相続登記の義務化

亡くなられた方(被相続人)が不動産を有していた場合、相続人が一定期間内に相続登記をしなければ10万円の過料に処せられるという法律が、本年4月21日に成立しました。実際に適用されるのは2024年頃になりそうです。

法律の実際の条文は、「所有権の登記名義人について相続の開始があったときは、当該相続により所有権を取得した者は、自己のために相続の開始があったことを知り、かつ、当該所有権を取得したことを知った日から三年以内に、所有権の移転の登記を申請しなければならない。」となるようです。したがいまして、法定相続人は、遺産分割未了でも、相続放棄をしない限り、相続登記を申請する義務があるということになります。

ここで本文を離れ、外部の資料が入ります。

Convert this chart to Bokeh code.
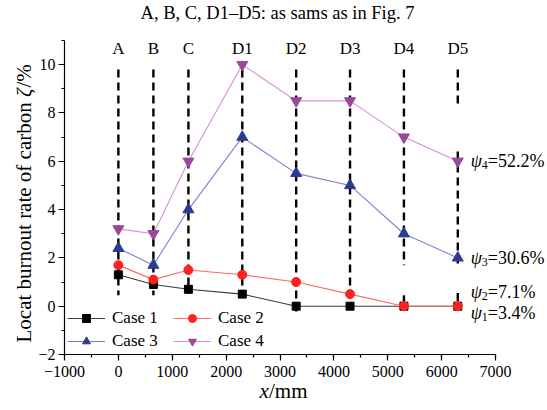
import math
from bokeh.plotting import figure
from bokeh.models import Legend, LegendItem, Label, SingleIntervalTicker, Range1d, LinearAxis
from bokeh.embed import file_html
from bokeh.resources import INLINE

# ---------------- data ----------------
stations = ["A", "B", "C", "D1", "D2", "D3", "D4", "D5"]
x_mm = [0, 650, 1300, 2300, 3300, 4300, 5300, 6300]
case1 = [1.3, 0.9, 0.7, 0.5, 0.0, 0.0, 0.0, 0.0]
case2 = [1.7, 1.1, 1.5, 1.3, 1.0, 0.5, 0.0, 0.0]
case3 = [2.4, 1.7, 4.0, 7.0, 5.5, 5.0, 3.0, 2.0]
case4 = [3.2, 3.0, 6.0, 10.0, 8.5, 8.5, 7.0, 6.0]
case_names = ["Case 1", "Case 2", "Case 3", "Case 4"]
psi_subs = ["1", "2", "3", "4"]
psi_values = ["3.4%", "7.1%", "30.6%", "52.2%"]
title_text = "A, B, C, D1\u2013D5: as sams as in Fig. 7"
y_label_parts = ["Locat burnout rate of carbon ", "\u03b6", "/%"]
x_label_parts = ["x", "/mm"]

# dashed station marker lines (x, top, bottom)
dash_x = [0, 650, 1300, 2300, 3300, 4300, 5300, 5300, 6300, 6300, 6300]
dash_top = [9.8, 9.8, 9.8, 9.8, 9.8, 9.8, 9.8, 0.45, 9.8, 6.4, 0.55]
dash_bot = [0.45, 0.45, 0.5, 0.45, -0.25, 0.45, 1.7, 0.0, 8.2, 1.7, 0.0]

# ---------------- layout ----------------
W, H = 547, 410
L, R, T, B = 64, 52, 40, 56          # pixel position of the axes box
XMIN, XMAX, YMIN, YMAX = -1000, 7000, -2, 11
sx = (W - L - R) / (XMAX - XMIN)
sy = (H - T - B) / (YMAX - YMIN)


def dx(px):
    return XMIN + (px - L) / sx


def dy(py):
    return YMIN + (H - B - py) / sy


FONT = "Liberation Serif"

p = figure(width=W, height=H,
           x_range=Range1d(dx(0), dx(W)), y_range=Range1d(dy(H), dy(0)),
           x_axis_type=None, y_axis_type=None,
           output_backend="svg", toolbar_location=None,
           min_border_left=0, min_border_right=0, min_border_top=0, min_border_bottom=0)
p.xgrid.visible = False
p.ygrid.visible = False
p.outline_line_color = None
p.background_fill_color = "white"
p.border_fill_color = "white"

xaxis = LinearAxis(fixed_location=YMIN, bounds=(XMIN, XMAX),
                   ticker=SingleIntervalTicker(interval=1000, num_minor_ticks=2))
yaxis = LinearAxis(fixed_location=XMIN, bounds=(YMIN, YMAX),
                   ticker=SingleIntervalTicker(interval=2, num_minor_ticks=2))
xaxis.major_label_overrides = {-1000: "\u22121000"}
yaxis.major_label_overrides = {-2: "\u22122"}
for ax in (xaxis, yaxis):
    ax.axis_line_color = "black"
    ax.axis_line_width = 1.2
    ax.major_tick_line_color = "black"
    ax.minor_tick_line_color = "black"
    ax.major_tick_line_width = 1.2
    ax.minor_tick_line_width = 1.2
    ax.major_tick_out = 6
    ax.major_tick_in = 0
    ax.minor_tick_out = 3
    ax.minor_tick_in = 0
    ax.major_label_text_font = FONT
    ax.major_label_text_font_size = "16px"
    ax.major_label_text_color = "black"
xaxis.major_label_standoff = 5
yaxis.major_label_standoff = 3
p.add_layout(xaxis, "below")
p.add_layout(yaxis, "left")

# dashed station lines
p.segment(x0=dash_x, y0=dash_top, x1=dash_x, y1=dash_bot, line_color="black",
          line_width=2.4, line_dash="8 5")

styles = [
    (case1, "#3a3a3a", "#000000", "square", 8),
    (case2, "#ff6a6a", "#ff2020", "circle", 9),
    (case3, "#7b82d6", "#2b3a92", "triangle", 11),
    (case4, "#d48fd4", "#9b479b", "inverted_triangle", 11),
]
items = []
for name, (ys, lc, mc, mk, sz) in zip(case_names, styles):
    lr = p.line(x_mm, ys, line_color=lc, line_width=1.1)
    sr = p.scatter(x_mm, ys, marker=mk, size=sz, fill_color=mc, line_color=mc)
    items.append(LegendItem(label=name, renderers=[lr, sr]))

legend = Legend(items=items, location=(L + 3, B + 3), orientation="horizontal", ncols=2,
                glyph_width=38, glyph_height=20, label_standoff=7, spacing=3,
                label_width=58, padding=0, margin=0, border_line_color=None,
                background_fill_alpha=0, label_text_font=FONT,
                label_text_font_size="17px", label_text_color="black")
p.add_layout(legend)

# title
p.add_layout(Label(x=dx(277), y=dy(12), text=title_text, text_align="center",
                   text_baseline="middle", text_font=FONT, text_font_size="18.5px",
                   text_color="black"))

# station labels
for s, xv in zip(stations, x_mm):
    p.add_layout(Label(x=xv, y=dy(48), text=s, text_align="center", text_baseline="middle",
                       text_font=FONT, text_font_size="17px", text_color="black"))

# psi labels
ends = [case1[-1], case2[-1], case3[-1], case4[-1]]
pix_off = [7, -14, 0, 0]
for e, off, sub, val in zip(ends, pix_off, psi_subs, psi_values):
    yc = e - off / sy
    p.add_layout(Label(x=x_mm[-1], y=yc, x_offset=13, text="\u03c8", text_align="left",
                       text_baseline="middle", text_font=FONT, text_font_style="italic",
                       text_font_size="18px", text_color="black"))
    p.add_layout(Label(x=x_mm[-1], y=yc - 4 / sy, x_offset=24, text=sub, text_align="left",
                       text_baseline="middle", text_font=FONT, text_font_size="12px",
                       text_color="black"))
    p.add_layout(Label(x=x_mm[-1], y=yc, x_offset=30, text="=" + val, text_align="left",
                       text_baseline="middle", text_font=FONT, text_font_size="18px",
                       text_color="black"))

# x axis label
p.add_layout(Label(x=dx(259), y=dy(390), text=x_label_parts[0], text_align="left",
                   text_baseline="middle", text_font=FONT, text_font_style="italic",
                   text_font_size="21px", text_color="black"))
p.add_layout(Label(x=dx(268.5), y=dy(390), text=x_label_parts[1], text_align="left",
                   text_baseline="middle", text_font=FONT, text_font_size="21px",
                   text_color="black"))

# y axis label (rotated, with italic zeta)
ylx = dx(23)
starts = [342, 342 - 245.5, 342 - 245.5 - 9.5]
yl_styles = ["normal", "italic", "normal"]
for part, st, fs in zip(y_label_parts, starts, yl_styles):
    p.add_layout(Label(x=ylx, y=dy(st), text=part, angle=90, angle_units="deg",
                       text_align="left", text_baseline="middle", text_font=FONT,
                       text_font_style=fs, text_font_size="21px", text_color="black"))

open("out.html", "w").write(file_html(p, INLINE))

亡くなってから3年以内に遺産分割協議が成立すれば、遺産分割によって不動産を取得することになった方が相続登記申請できますが、遺産分割協議が3年以内に成立しないで揉めているうちでも、相続登記義務はなくなりません。したがって、この場合、とりあえず法定相続分に従った共有での相続登記をする方法もありますが、これには費用も手間もかかるので、今回の法律では、相続人申告登記(仮称)という制度が新設され、その手続きをとれば、遺産分割完了までは相続登記をする義務はなくなります。

相続人申告登記は、法定相続人が、法務局に対し、「相続が開始した旨及び自らが当該所有権の登記名義人の相続人である旨」を申告するだけで済むので、費用も手間も格段に少なくなると思われます。詳しい手続は法務省令で定めることになっており、法務省令はまだ定められておりませんので、どのような申告手続をする必要があるかは不明ですが、おそらく、申告書及びその添付書類として戸籍謄本が必要となるものと思われます。

いずれにしましても、遺産分割は早めに終わらせておくに越したことはないので、遺産分割が揉めそうであれば、今回の法律を契機に、できれば被相続人が亡くなってから3年以内に遺産分割が完了するよう、弁護士に相談されることをお勧めいたします。